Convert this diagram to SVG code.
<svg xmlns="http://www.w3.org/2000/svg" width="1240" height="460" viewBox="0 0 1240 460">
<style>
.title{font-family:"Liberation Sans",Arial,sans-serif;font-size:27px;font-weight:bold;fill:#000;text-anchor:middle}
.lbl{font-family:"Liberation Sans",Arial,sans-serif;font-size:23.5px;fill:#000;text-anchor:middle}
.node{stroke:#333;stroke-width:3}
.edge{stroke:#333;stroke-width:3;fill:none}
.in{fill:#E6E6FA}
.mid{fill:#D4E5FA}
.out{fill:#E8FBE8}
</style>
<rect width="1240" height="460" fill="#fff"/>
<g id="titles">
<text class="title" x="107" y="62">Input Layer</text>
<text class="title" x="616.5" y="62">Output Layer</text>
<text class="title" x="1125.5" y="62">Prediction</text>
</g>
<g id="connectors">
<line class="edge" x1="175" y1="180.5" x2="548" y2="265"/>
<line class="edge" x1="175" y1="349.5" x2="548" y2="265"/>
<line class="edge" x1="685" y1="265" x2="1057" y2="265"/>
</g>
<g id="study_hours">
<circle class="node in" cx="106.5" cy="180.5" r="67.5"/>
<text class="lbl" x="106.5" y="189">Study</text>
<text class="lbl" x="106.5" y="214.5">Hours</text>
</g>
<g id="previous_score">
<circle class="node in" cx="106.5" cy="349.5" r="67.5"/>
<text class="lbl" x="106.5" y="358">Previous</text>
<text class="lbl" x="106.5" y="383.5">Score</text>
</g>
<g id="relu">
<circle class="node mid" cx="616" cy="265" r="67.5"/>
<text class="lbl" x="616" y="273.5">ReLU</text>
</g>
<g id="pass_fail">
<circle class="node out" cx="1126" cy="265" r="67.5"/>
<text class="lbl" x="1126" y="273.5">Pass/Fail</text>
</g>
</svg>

━━━━━━━━

Task to carry out: Copy all of the data. Keep every word exactly as it is.

Exercise result:
Convert this diagram to SVG code.
<svg xmlns="http://www.w3.org/2000/svg" width="1240" height="460" viewBox="0 0 1240 460">
<style>
.title{font-family:"Liberation Sans",Arial,sans-serif;font-size:27px;font-weight:bold;fill:#000;text-anchor:middle}
.lbl{font-family:"Liberation Sans",Arial,sans-serif;font-size:23.5px;fill:#000;text-anchor:middle}
.node{stroke:#333;stroke-width:3}
.edge{stroke:#333;stroke-width:3;fill:none}
.in{fill:#E6E6FA}
.mid{fill:#D4E5FA}
.out{fill:#E8FBE8}
</style>
<rect width="1240" height="460" fill="#fff"/>
<g id="titles">
<text class="title" x="107" y="62">Input Layer</text>
<text class="title" x="616.5" y="62">Output Layer</text>
<text class="title" x="1125.5" y="62">Prediction</text>
</g>
<g id="connectors">
<line class="edge" x1="175" y1="180.5" x2="548" y2="265"/>
<line class="edge" x1="175" y1="349.5" x2="548" y2="265"/>
<line class="edge" x1="685" y1="265" x2="1057" y2="265"/>
</g>
<g id="study_hours">
<circle class="node in" cx="106.5" cy="180.5" r="67.5"/>
<text class="lbl" x="106.5" y="189">Study</text>
<text class="lbl" x="106.5" y="214.5">Hours</text>
</g>
<g id="previous_score">
<circle class="node in" cx="106.5" cy="349.5" r="67.5"/>
<text class="lbl" x="106.5" y="358">Previous</text>
<text class="lbl" x="106.5" y="383.5">Score</text>
</g>
<g id="relu">
<circle class="node mid" cx="616" cy="265" r="67.5"/>
<text class="lbl" x="616" y="273.5">ReLU</text>
</g>
<g id="pass_fail">
<circle class="node out" cx="1126" cy="265" r="67.5"/>
<text class="lbl" x="1126" y="273.5">Pass/Fail</text>
</g>
</svg>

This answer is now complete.